→ THE TASK
Extract word for word the lines of the listing from its start to the line holding "const eonTickLabels = ['0', '0.2', '0.4'];", both ends kept; pictures are not part of the copy.

→ GIVEN DATA

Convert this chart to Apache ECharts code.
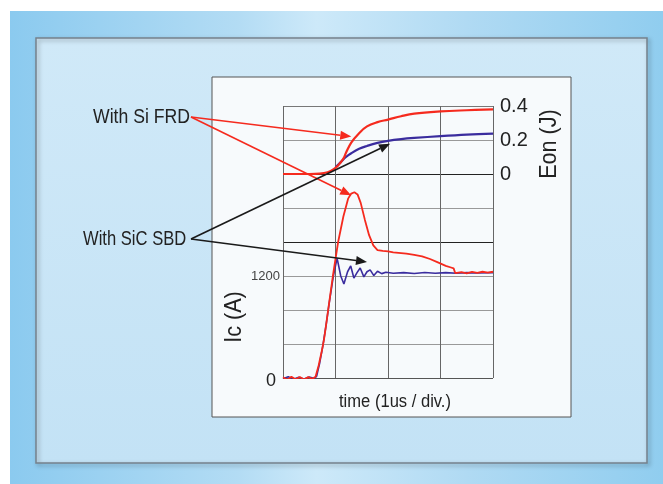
<!DOCTYPE html>
<html>
<head>
<meta charset="utf-8">
<script src="https://cdn.jsdelivr.net/npm/echarts@6/dist/echarts.min.js"></script>
<style>
html,body{margin:0;padding:0;background:#ffffff;}
#c{width:663px;height:484px;}
</style>
</head>
<body>
<div id="c"></div>
<script>
// time in divisions (1 us / div)
const timeTicks = [0, 1, 2, 3, 4];
const icTickLabels = ['0', '1200'];
const eonTickLabels = ['0', '0.2', '0.4'];

// Eon (J) vs time
const eonSiFRD = [[0,0],[0.5,0],[0.7,0.002],[0.85,0.01],[0.95,0.025],[1.05,0.05],[1.15,0.09],[1.2,0.125],[1.3,0.185],[1.45,0.24],[1.6,0.28],[1.8,0.305],[2.0,0.32],[2.25,0.34],[2.5,0.355],[3.0,0.368],[3.5,0.375],[4.0,0.38]];
const eonSiCSBD = [[1.0,0.04],[1.1,0.07],[1.2,0.1],[1.3,0.122],[1.45,0.148],[1.6,0.165],[1.8,0.183],[2.0,0.195],[2.25,0.205],[2.5,0.212],[3.0,0.223],[3.5,0.232],[4.0,0.238]];

// Ic (A) vs time
const icSiFRD = [[0,10],[0.08,-20],[0.16,15],[0.24,-15],[0.32,12],[0.4,-18],[0.48,10],[0.56,-10],[0.62,15],[0.68,150],[0.74,320],[0.78,450],[0.82,620],[0.86,800],[0.95,1200],[1.05,1600],[1.15,1900],[1.24,2110],[1.3,2170],[1.36,2185],[1.42,2160],[1.48,2060],[1.56,1860],[1.64,1680],[1.72,1560],[1.8,1505],[1.9,1495],[2.0,1490],[2.1,1478],[2.2,1472],[2.35,1462],[2.5,1448],[2.65,1432],[2.8,1400],[2.95,1360],[3.1,1320],[3.2,1300],[3.25,1290],[3.28,1235],[3.4,1245],[3.5,1232],[3.6,1248],[3.7,1236],[3.8,1250],[3.9,1240],[4.0,1250]];
const icSiCSBD = [[0,-10],[0.1,15],[0.2,-15],[0.3,10],[0.4,-12],[0.5,12],[0.6,-5],[0.64,20],[0.7,180],[0.76,380],[0.82,620],[0.88,880],[0.96,1200],[1.03,1410],[1.1,1200],[1.16,1105],[1.23,1250],[1.29,1318],[1.35,1176],[1.41,1240],[1.47,1294],[1.54,1190],[1.6,1250],[1.66,1272],[1.73,1205],[1.8,1255],[1.88,1228],[1.96,1245],[2.1,1232],[2.3,1240],[2.5,1230],[2.7,1242],[2.9,1232],[3.1,1240],[3.3,1232],[3.5,1240],[3.7,1235],[4.0,1240]];

const RED = '#f52a1e';
const BLUE = '#3a2c9e';
const FONT = '"Liberation Sans",Arial,sans-serif';

const chart = echarts.init(document.getElementById('c'), null, {renderer:'canvas'});

const hColors = ['#555','#999','#999','#999','#222','#999','#222','#999','#777'];

const bgGraphics = [
  {type:'rect', id:'bg', z:-30, shape:{x:10,y:11,width:653,height:473},
   style:{fill:new echarts.graphic.LinearGradient(0,0,1,0,[
     {offset:0,color:'#8bcaef'},{offset:0.35,color:'#b3dcf4'},{offset:0.47,color:'#cde9f9'},
     {offset:0.7,color:'#b0daf3'},{offset:1,color:'#90cdef'}])}},
  {type:'rect', id:'panel', z:-20, shape:{x:36,y:38,width:611,height:425},
   style:{fill:new echarts.graphic.LinearGradient(0,0,0,1,[
     {offset:0,color:'#d0e9f8'},{offset:1,color:'#c3e2f5'}]),
     stroke:'#76818c', lineWidth:1.5, shadowBlur:4, shadowOffsetX:2, shadowOffsetY:2, shadowColor:'rgba(0,0,0,0.35)'}},
  {type:'rect', id:'inner', z:-10, shape:{x:212,y:77,width:359,height:340},
   style:{fill:'#f7fafc', stroke:'#555', lineWidth:1}},
  {type:'text', id:'t1', z:50, x:93, y:117, scaleX:0.84, style:{text:'With Si FRD', font:'21px '+FONT, fill:'#222', textVerticalAlign:'middle', textAlign:'left'}},
  {type:'text', id:'t2', z:50, x:83, y:239, scaleX:0.79, style:{text:'With SiC SBD', font:'21px '+FONT, fill:'#222', textVerticalAlign:'middle', textAlign:'left'}},
  {type:'text', id:'eonName', z:50, x:549, y:144, rotation:Math.PI/2, scaleX:0.9, style:{text:'Eon (J)', font:'24px '+FONT, fill:'#222', textAlign:'center', textVerticalAlign:'middle'}},
  {type:'text', id:'icName', z:50, x:234, y:317, rotation:Math.PI/2, scaleX:0.9, style:{text:'Ic (A)', font:'24px '+FONT, fill:'#222', textAlign:'center', textVerticalAlign:'middle'}},
  {type:'text', id:'xName', z:50, x:395, y:402, scaleX:0.92, style:{text:'time (1us / div.)', font:'18px '+FONT, fill:'#222', textAlign:'center', textVerticalAlign:'middle'}}
];

const option = {
  animation:false,
  backgroundColor:'#ffffff',
  grid:{left:283, top:106, width:210, height:272, show:false},
  xAxis:{type:'value', min:0, max:4, interval:1,
    axisLine:{show:false}, axisTick:{show:false}, axisLabel:{show:false},
    splitLine:{show:true, lineStyle:{color:'#666', width:1}}},
  yAxis:[
    {type:'value', min:0, max:3200, interval:400, position:'left',
     axisLine:{show:false}, axisTick:{show:false},
     splitLine:{show:true, lineStyle:{color:hColors, width:1}},
     axisLabel:{show:true, margin:3, formatter:function(v){
        if (v===0) return '{a|'+icTickLabels[0]+'}';
        if (v===1200) return '{b|'+icTickLabels[1]+'}';
        return '';},
        rich:{a:{fontFamily:FONT, fontSize:18, color:'#222', padding:[6,4,0,0]},
              b:{fontFamily:FONT, fontSize:13, color:'#444', padding:[0,0,0,0]}}}},
    {type:'value', min:-1.2, max:0.4, interval:0.2, position:'right',
     axisLine:{show:false}, axisTick:{show:false}, splitLine:{show:false},
     axisLabel:{show:true, margin:7, fontFamily:FONT, fontSize:20, color:'#222',
       formatter:function(v){
         if (Math.abs(v)<1e-6) return eonTickLabels[0];
         if (Math.abs(v-0.2)<1e-6) return eonTickLabels[1];
         if (Math.abs(v-0.4)<1e-6) return eonTickLabels[2];
         return '';}}}
  ],
  series:[
    {type:'line', name:'Eon SiC SBD', yAxisIndex:1, data:eonSiCSBD, showSymbol:false, smooth:0.4,
     lineStyle:{color:BLUE, width:2.2}, z:3},
    {type:'line', name:'Eon Si FRD', yAxisIndex:1, data:eonSiFRD, showSymbol:false, smooth:0.4,
     lineStyle:{color:RED, width:2.2}, z:4},
    {type:'line', name:'Ic SiC SBD', yAxisIndex:0, data:icSiCSBD, showSymbol:false,
     lineStyle:{color:BLUE, width:1.6}, z:3},
    {type:'line', name:'Ic Si FRD', yAxisIndex:0, data:icSiFRD, showSymbol:false,
     lineStyle:{color:RED, width:1.8}, z:4}
  ],
  graphic:bgGraphics
};
chart.setOption(option);

function arrow(id, x1, y1, x2, y2, color){
  const ang = Math.atan2(y2-y1, x2-x1);
  const L = 11, W = 4.5;
  const bx = x2 - L*Math.cos(ang), by = y2 - L*Math.sin(ang);
  const px = -Math.sin(ang), py = Math.cos(ang);
  return [
    {type:'line', id:id+'l', z:60, shape:{x1:x1,y1:y1,x2:bx,y2:by}, style:{stroke:color, lineWidth:1.6}},
    {type:'polygon', id:id+'h', z:60, shape:{points:[[x2,y2],[bx+W*px,by+W*py],[bx-W*px,by-W*py]]}, style:{fill:color}}
  ];
}
// annotation tips, in data coordinates
const p1 = chart.convertToPixel({xAxisIndex:0, yAxisIndex:1}, [1.3, 0.22]);
const p2 = chart.convertToPixel({xAxisIndex:0, yAxisIndex:0}, [1.3, 2150]);
const p3 = chart.convertToPixel({xAxisIndex:0, yAxisIndex:1}, [2.04, 0.178]);
const p4 = chart.convertToPixel({xAxisIndex:0, yAxisIndex:0}, [1.6, 1365]);
const arrows = [].concat(
  arrow('a1', 191, 117, p1[0], p1[1], RED),
  arrow('a2', 191, 117, p2[0], p2[1], RED),
  arrow('a3', 191, 239, p3[0], p3[1], '#1a1a1a'),
  arrow('a4', 191, 239, p4[0], p4[1], '#1a1a1a')
);
chart.setOption({graphic: bgGraphics.concat(arrows)});
</script>
</body>
</html>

→ RESPONSE BELOW
Convert this chart to Apache ECharts code.
<!DOCTYPE html>
<html>
<head>
<meta charset="utf-8">
<script src="https://cdn.jsdelivr.net/npm/echarts@6/dist/echarts.min.js"></script>
<style>
html,body{margin:0;padding:0;background:#ffffff;}
#c{width:663px;height:484px;}
</style>
</head>
<body>
<div id="c"></div>
<script>
// time in divisions (1 us / div)
const timeTicks = [0, 1, 2, 3, 4];
const icTickLabels = ['0', '1200'];
const eonTickLabels = ['0', '0.2', '0.4'];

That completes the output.